IMs are slowly replaced by circulating bone marrow (BM)-derived cells. (A) Wild-type mice were irradiated using lead strips to protect the lungs before delivery of congenic donor BM cells. Lung mononuclear phagocytes were analyzed for donor origin 5 weeks after BM reconstitution. Data are representative of two experiments with n = 4. BL, blood. (B) Parabiotic mice: 15 weeks after surgical joining of congenic wild-type (WT) mice (CD45.1 and CD45.2), the contribution of circulating partner-derived cells to the lung mononuclear phagocytes was analyzed. Data are represented as the ratio of partner-derived lung mononuclear phagocytes to partner-derived blood Ly6C⁺ monocytes within the same mouse. Data are representative of two experiments with n = 4. ****P < 0.0005, ***P < 0.001, **P < 0.005, *P < 0.05. mo, monocytes.

Figure 6.

IMs are located in the bronchial interstitium. (A) FACS analysis of gated pulmonary myeloid cells from naive CX₃CR1^GFP mice plotted as MerTK versus CX₃CR1. (B and C) Frozen sections from CX₃CR1^GFP reporter mice (green) were stained with antibody against MerTK (red) and 4′,6-diamidino-2-phenylindole (DAPI; blue). (B) Pleural and alveolar space images (20× magnification) were analyzed for the presence of double-positive CX₃CR1⁺ MerTK⁺ IMs. (C) Bronchial interstitium was also stained for Lyve-1 (cyan) to identify lymphatic vessels (LV) and Lyve-1⁺ IMs (40× magnification).

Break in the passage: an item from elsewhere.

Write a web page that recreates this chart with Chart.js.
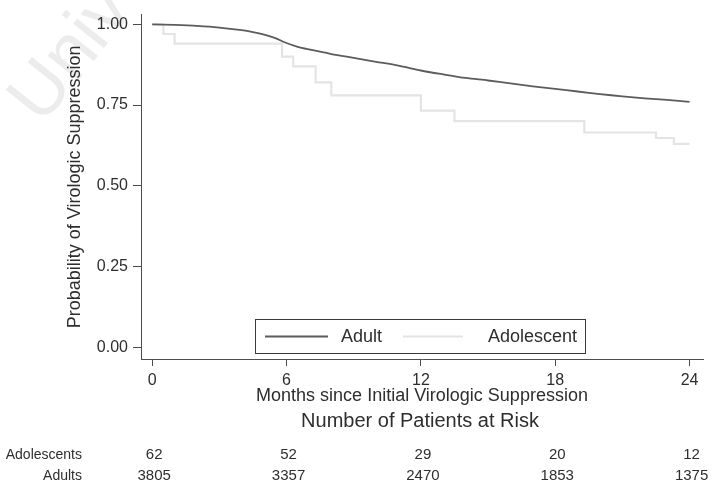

Arrows identify CX₃CR1⁺ MerTK⁺ IMs; white arrows point to Lyve-1⁺ IMs and gray arrows point to Lyve-1⁻ IMs. Images are representative of the indicated regions of lung tissue surveyed over five experiments. Scale bar, 10 μm.

Figure 7.

Three IMs are also present in other organs. (A) RNA-seq data were analyzed for the expression of genes previously associated with dermal or cardiac IMs. Heat map shows the relative transcript expression by AMs compared with IM1, IM2, and IM3. Rows are displayed as signal intensity relative to minimum and maximum, values with minimum and maximum TPM counts displayed to the left of each row. (B and C) The presence of IMs was analyzed in naive WT or CX₃CR1^GFP mice in the lung, skin, colon, and heart. (B) CD45⁺CD11b⁺Ly6C⁻ cells were plotted as MerTK versus CD64 to identify MerTK⁺CD64⁺ macrophages (upper panel). Gated macrophages were then plotted as CD206 versus MHCII (lower panel). Data are representative of four independent experiments with n = 3. (C) Histograms display overlays of all three IMs for the expression of CD11c, CX₃CR1 (reported), and CCR2 from the indicated organs. Gray lines illustrate isotype control antibody or WT (GFP⁻) controls.